Bush loyalists far and wide have casually dismissed concerns over possible election fraud in Ohio as "nonsense" (although the language used is usually far more severe). Like a fundamentalist's claim that there is "absolutely no evidence" for evolution, these same loyalists insist there is "absolutely no evidence" of voting irregularities in the 2004 Presidential race.
Trouble is, they're mistaken. Again.
I don't know how many of you have followed the long blog threads on the topic (there have been thousands), and if you haven't, chances are you're at a disadvantage, since the MSM has barely even acknowledged the issue, much less given credence to any concerns over the outcome.
In his August 2005 article, Mr. Miller describes the highlights of the problems in Ohio and the results of the House Judiciary Committee's 5- week investigation.
Even so, the evidence that something went extremely wrong last fall is copious, and not hard to find. Much of it was noted at the time, albeit by local papers and haphazardly. Concerning the decisive contest in Ohio, the evidence is lucidly compiled in a single congressional report, which, for the last half-year, has been available to anyone inclined to read it. It is a veritable arsenal of "smoking guns" and yet its findings may be less extraordinary than the fact that no one in this country seems to care about them.
See, election fraud just isn't sexy. People's eyes tend to glaze over when talk turns to state regulations for recount procedures, particularly when the discussion gets complicated by machine count vs. hand count, touch screens and hard drives. What should appeal by definition to everyone in America is suddenly received about as warmly as a CNET op/ed (No offense to the CNET boys, of course).
Mr. Miller's piece provides enough detail about incidents that are suspicious at best, so if you're unfamiliar with the charges made regarding miscounts, voter disenfranchisement, software tampering and poll access problems, this is a good resource for a quick catch-up.

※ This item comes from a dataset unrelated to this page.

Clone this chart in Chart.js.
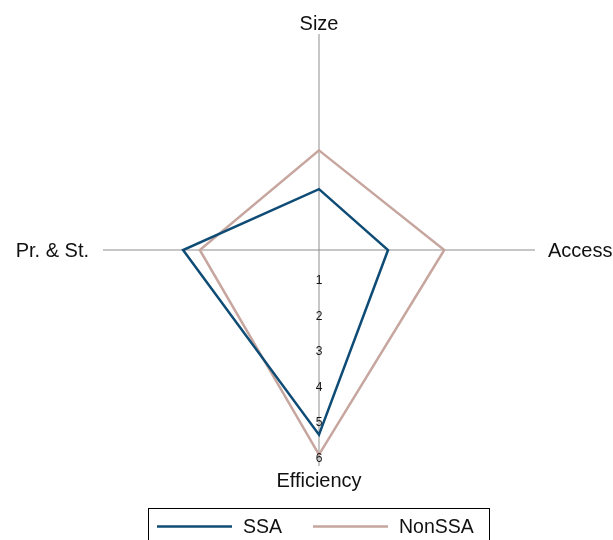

What's been infuriating to me since Nov 3, is the same thing that infuriates me now, as always: GOP'ers refusal to even entertain the notion of problems, much less address and solve them. So, I guess they deserve credit for consistency, if nothing else. Nevertheless, the damage done is not Bush's problem or the GOP's problem so much as it is the COUNTRY'S problem.
"If a nation expects to be ignorant and free, in a state of civilization," Thomas Jefferson said, "it expects what never was and never will be." That much-quoted line foretells precisely what has happened to us since "the news" has turned into a daily paraphrase of Karl Rove's fevered dreams. Just as 2+2=5 in Orwell's Oceania, so here today the United States just won two brilliant military victories, 9/11 could not have been prevented, we live in a democracy (like the Iraqis), and last year's presidential race was, at the end of the day, an honest election. Such claims, presented as the truth, are nothing but faith-based reiteration, as valid as the notions that one chooses to be homosexual, that condoms don't prevent the spread of HIV, and that the universe was made 6,000 years ago.

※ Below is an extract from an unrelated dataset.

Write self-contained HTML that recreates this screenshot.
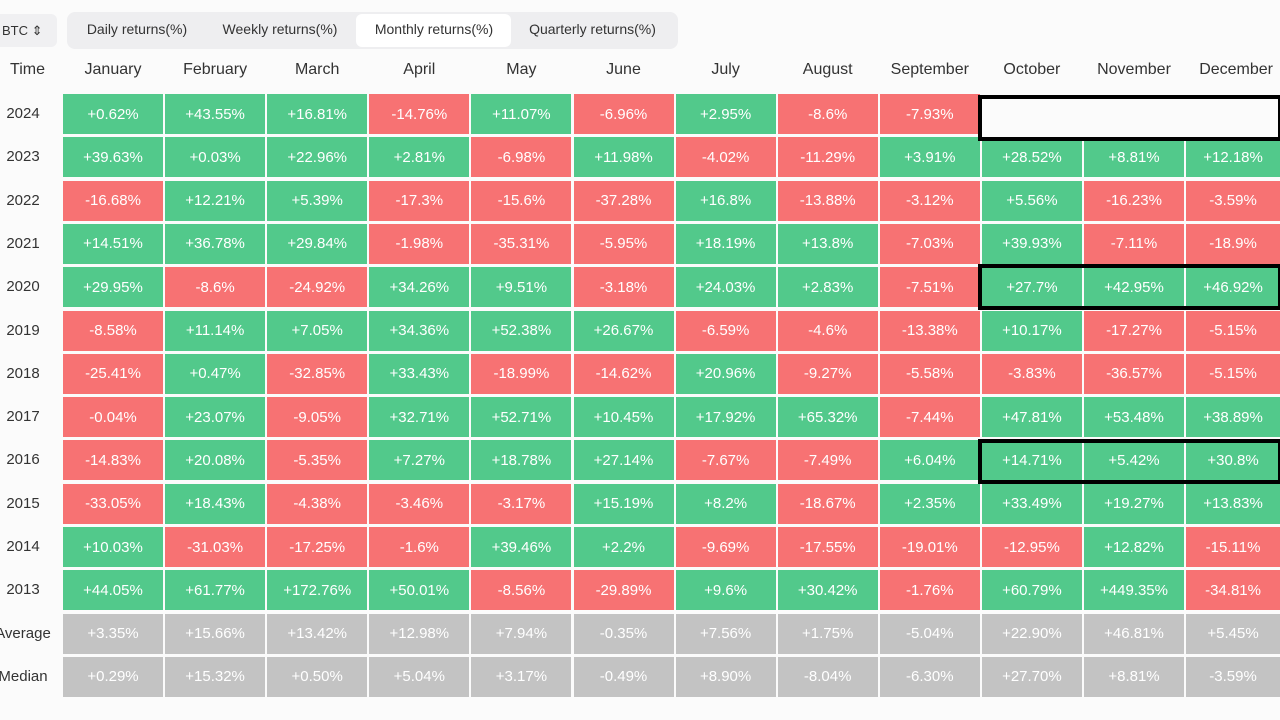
<!DOCTYPE html><html><head><meta charset="utf-8"><style>
body{margin:0;width:1280px;height:720px;overflow:hidden;background:#fbfbfb;font-family:"Liberation Sans",sans-serif;position:relative}
.c{position:absolute;display:flex;align-items:center;justify-content:center;color:#fff;font-size:15px}
.g{background:#52c98b}.r{background:#f77273}.y{background:#c3c3c3}
.h{position:absolute;font-size:16px;color:#333;text-align:center}
.bx{position:absolute;border:4px solid #000;box-sizing:border-box}
</style></head><body>
<div style="position:absolute;left:-10px;top:14px;width:67px;height:33px;background:#f0f0f2;border-radius:6px;font-size:13px;color:#333;line-height:33px;padding-left:12px;box-sizing:border-box">BTC ⇕</div>
<div style="position:absolute;left:67px;top:12px;width:611px;height:37px;background:#eeeef0;border-radius:8px"></div>
<div style="position:absolute;left:356px;top:14px;width:155px;height:33px;background:#fff;border-radius:6px"></div>
<div class="h" style="left:67px;top:21px;width:140px;font-size:14px">Daily returns(%)</div>
<div class="h" style="left:210px;top:21px;width:140px;font-size:14px">Weekly returns(%)</div>
<div class="h" style="left:364px;top:21px;width:140px;font-size:14px">Monthly returns(%)</div>
<div class="h" style="left:520px;top:21px;width:145px;font-size:14px">Quarterly returns(%)</div>
<div id="t"></div>
<script>
const m=["January","February","March","April","May","June","July","August","September","October","November","December"];
const rows=[["2024","+0.62%","+43.55%","+16.81%","-14.76%","+11.07%","-6.96%","+2.95%","-8.6%","-7.93%","","",""],
["2023","+39.63%","+0.03%","+22.96%","+2.81%","-6.98%","+11.98%","-4.02%","-11.29%","+3.91%","+28.52%","+8.81%","+12.18%"],
["2022","-16.68%","+12.21%","+5.39%","-17.3%","-15.6%","-37.28%","+16.8%","-13.88%","-3.12%","+5.56%","-16.23%","-3.59%"],
["2021","+14.51%","+36.78%","+29.84%","-1.98%","-35.31%","-5.95%","+18.19%","+13.8%","-7.03%","+39.93%","-7.11%","-18.9%"],
["2020","+29.95%","-8.6%","-24.92%","+34.26%","+9.51%","-3.18%","+24.03%","+2.83%","-7.51%","+27.7%","+42.95%","+46.92%"],
["2019","-8.58%","+11.14%","+7.05%","+34.36%","+52.38%","+26.67%","-6.59%","-4.6%","-13.38%","+10.17%","-17.27%","-5.15%"],
["2018","-25.41%","+0.47%","-32.85%","+33.43%","-18.99%","-14.62%","+20.96%","-9.27%","-5.58%","-3.83%","-36.57%","-5.15%"],
["2017","-0.04%","+23.07%","-9.05%","+32.71%","+52.71%","+10.45%","+17.92%","+65.32%","-7.44%","+47.81%","+53.48%","+38.89%"],
["2016","-14.83%","+20.08%","-5.35%","+7.27%","+18.78%","+27.14%","-7.67%","-7.49%","+6.04%","+14.71%","+5.42%","+30.8%"],
["2015","-33.05%","+18.43%","-4.38%","-3.46%","-3.17%","+15.19%","+8.2%","-18.67%","+2.35%","+33.49%","+19.27%","+13.83%"],
["2014","+10.03%","-31.03%","-17.25%","-1.6%","+39.46%","+2.2%","-9.69%","-17.55%","-19.01%","-12.95%","+12.82%","-15.11%"],
["2013","+44.05%","+61.77%","+172.76%","+50.01%","-8.56%","-29.89%","+9.6%","+30.42%","-1.76%","+60.79%","+449.35%","-34.81%"],
["Average","+3.35%","+15.66%","+13.42%","+12.98%","+7.94%","-0.35%","+7.56%","+1.75%","-5.04%","+22.90%","+46.81%","+5.45%"],
["Median","+0.29%","+15.32%","+0.50%","+5.04%","+3.17%","-0.49%","+8.90%","-8.04%","-6.30%","+27.70%","+8.81%","-3.59%"]];
let h='<div class="h" style="left:0;top:61px;width:55px">Time</div>';
m.forEach((n,i)=>{h+=`<div class="h" style="left:${63+i*102.1}px;top:61px;width:100px">${n}</div>`});
rows.forEach((r,j)=>{const y=94+j*43.3;
h+=`<div class="h" style="left:-12px;top:${y+11}px;width:70px;font-size:15px">${r[0]}</div>`;
for(let i=1;i<13;i++){const v=r[i];if(v==="")continue;const x=63+(i-1)*102.1;const w=i==12?1280-x:100;
const cl=j>=12?"y":(v[0]=="-"?"r":"g");
h+=`<div class="c ${cl}" style="left:${x}px;top:${y}px;width:${w}px;height:40px">${v}</div>`;}});
h+='<div class="bx" style="left:978px;top:95px;width:304px;height:46px;background:#fbfbfb"></div>';
h+='<div class="bx" style="left:978px;top:264px;width:304px;height:46px"></div>';
h+='<div class="bx" style="left:978px;top:439px;width:304px;height:45px"></div>';
document.getElementById("t").innerHTML=h;
</script></body></html>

In this nation's epic struggle on behalf of freedom, reason, and democracy, the press has unilaterally disarmed, and therefore many good Americans, both liberal and conservative, have lost faith in the promise of self-government. That vast surrender is demoralizing, certainly, but if we face it, and endeavor to reverse it, it will not prove fatal. This democracy can survive a plot to hijack an election. What it cannot survive is our indifference to, or unawareness of, the evidence that such a plot has succeeded.

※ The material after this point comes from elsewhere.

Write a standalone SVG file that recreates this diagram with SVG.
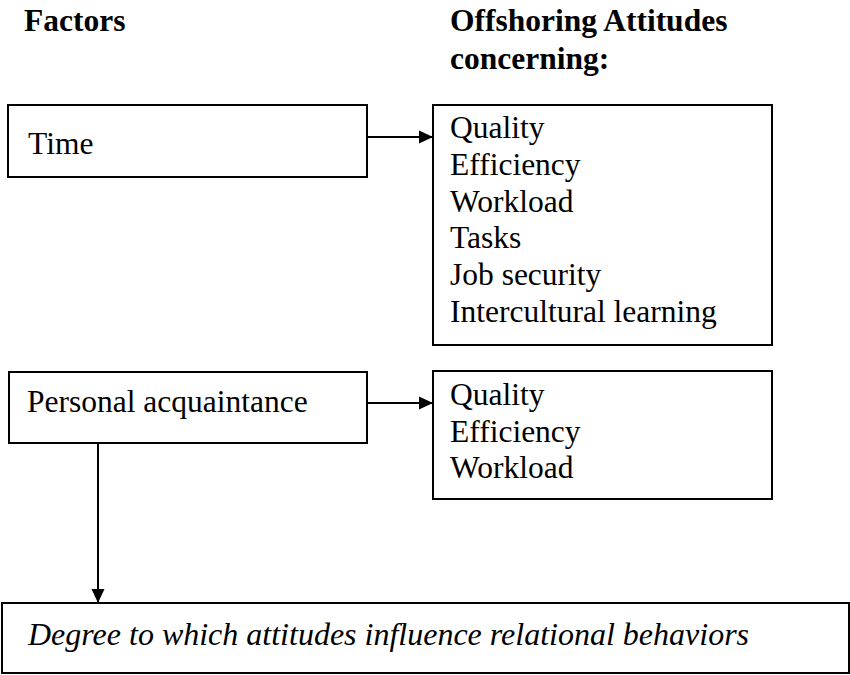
<svg xmlns="http://www.w3.org/2000/svg" width="850" height="675" viewBox="0 0 850 675">
<defs>
<marker id="ah" markerWidth="14" markerHeight="14" refX="14" refY="7" orient="auto" markerUnits="userSpaceOnUse">
<path d="M0,0.5 L14,7 L0,13.5 Z" fill="#000"/>
</marker>
<style>
text{font-size:31.5px;fill:#000}
.h{font-weight:bold}
.i{font-style:italic;font-size:32px}
rect{fill:#fff;stroke:#000;stroke-width:2}
.c{stroke:#000;stroke-width:2;fill:none}
</style>
</defs>
<rect x="0" y="0" width="850" height="675" style="stroke:none"/>
<g font-family="Liberation Serif, Times New Roman, serif">
<g id="headers">
<text class="h" x="24" y="31">Factors</text>
<text class="h" x="450" y="31">Offshoring Attitudes</text>
<text class="h" x="450" y="69">concerning:</text>
</g>
<g id="time">
<rect x="8" y="105" width="359" height="72"/>
<text x="28" y="154">Time</text>
</g>
<g id="attitudes1">
<rect x="433" y="105" width="339" height="240"/>
<text x="450" y="138">Quality</text>
<text x="450" y="175">Efficiency</text>
<text x="450" y="212">Workload</text>
<text x="450" y="248">Tasks</text>
<text x="450" y="285">Job security</text>
<text x="450" y="322">Intercultural learning</text>
</g>
<g id="personal">
<rect x="9" y="372" width="358" height="71"/>
<text x="27" y="412">Personal acquaintance</text>
</g>
<g id="attitudes2">
<rect x="433" y="371" width="339" height="128"/>
<text x="450" y="405">Quality</text>
<text x="450" y="442">Efficiency</text>
<text x="450" y="478">Workload</text>
</g>
<g id="degree">
<rect x="2" y="603" width="847" height="70"/>
<text class="i" x="28" y="645">Degree to which attitudes influence relational behaviors</text>
</g>
</g>
<g id="connectors">
<line class="c" x1="367" y1="137" x2="433" y2="137" marker-end="url(#ah)"/>
<line class="c" x1="367" y1="403" x2="433" y2="403" marker-end="url(#ah)"/>
<line class="c" x1="98" y1="443" x2="98" y2="603" marker-end="url(#ah)"/>
</g>
</svg>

Those who've been receptive to the idea that election fraud allegations are just "more liberal hysterics" need to turn off Fox, dig in and get up to speed on what's clearly and plainly documented in the public record. Those who've been dismissed as "sore losers" need to keep hammering away on this issue. And those of you in the middle that are scratching your heads over why this is still being discussed, have a look at some of the following links:
Preserving Democracy: What Went Wrong in Ohio
Eye on Ohio
Proof of Ohio Election Fraud Exposed
Whatever did happen needs to come to light and find a solid place in the national discourse. This isn't a partisan concern. People arguing that point clearly have no real understanding of the 2004 election issues, and worse, fail to appreciate that if our elections are not freely accessible to all citizens, we are not a democracy. If our voting records cannot be clearly and easily confirmed, we are not a democracy. If we replace transparent manual processes with flawed machines made by arguably corrupt corporations, we are not a democracy.
This is not about Bush. This is about America.